The crypto swoon comes as tightening monetary policy to combat runaway inflation curbs liquidity, turning investors away from speculative assets.
Michael Novogratz, the billionaire cryptocurrency investor who leads Galaxy Digital Holdings Ltd., warned that he expects things to get worse before they get better.
“Crypto probably trades correlated to the Nasdaq until we hit a new equilibrium,” Novogratz said on Galaxy’s first-quarter earnings call on Monday. “My instinct is there’s some more damage to be done, and that will trade in a very choppy, volatile and difficult market for at least the next few quarters before people are getting some sense that we’re at an equilibrium.”
The crypto market is also monitoring TerraUSD, an algorithmic stablecoin that aims to maintain a one-to-one peg to the dollar.
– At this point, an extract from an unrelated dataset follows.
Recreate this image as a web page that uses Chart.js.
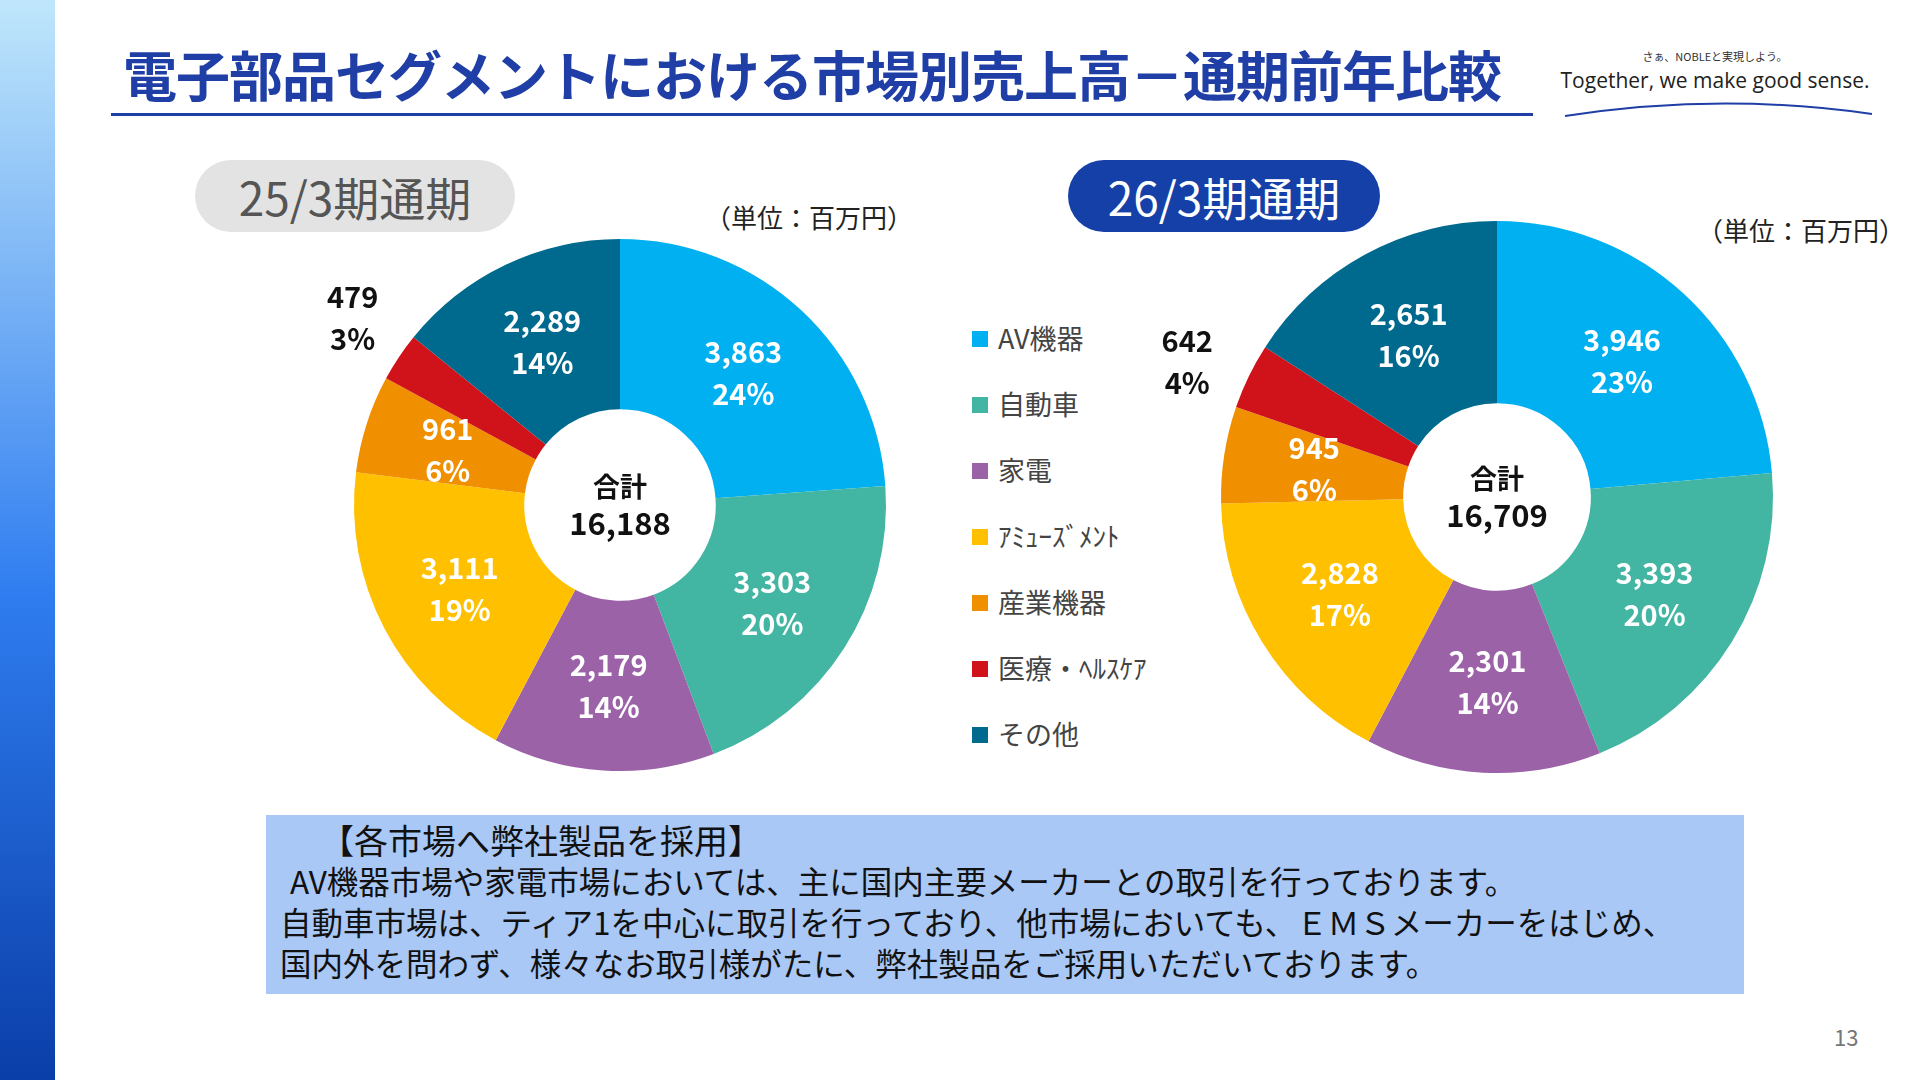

The peg appeared to fray, with the token’s value falling below 70 U.S. cents Tuesday, according to CoinGecko data.
Do Kwon, the founder of Terraform Labs, which powers the Terra blockchain, is moving to shore up the stablecoin.
Luna Foundation Guard, the association created to support the decentralized token and Terra blockchain, said it will issue loans worth about $1.5 billion in Bitcoin and TerraUSD to help strengthen TerraUSD’s peg.
Kwon captured the attention of the crypto world earlier this year by pledging to buy as much as $10 billion in Bitcoin to prop up Terra.
‘Watching Carefully’
“We’re watching carefully to see how the market fares over the next 24 hours,” Steven Goulden, senior research analyst at crypto market maker Cumberland DRW, said in an email. “Including whether mechanisms being introduced to help increase reliance, such as LFG lending out Bitcoin to OTC trading firms, will be enough to hold in times of deep stress or if we need additional stabilization mechanisms.”
Bitcoin’s decline puts it at risk of firmly dropping out of the range where it’s been trading in 2022, reversing the most recent bull run that drove the token to a record of almost $69,000 in November.
With its 40-day correlation with the S&P 500 stock benchmark around a record, according to data compiled by Bloomberg, any further hit to equities sentiment would risk dragging Bitcoin down as well.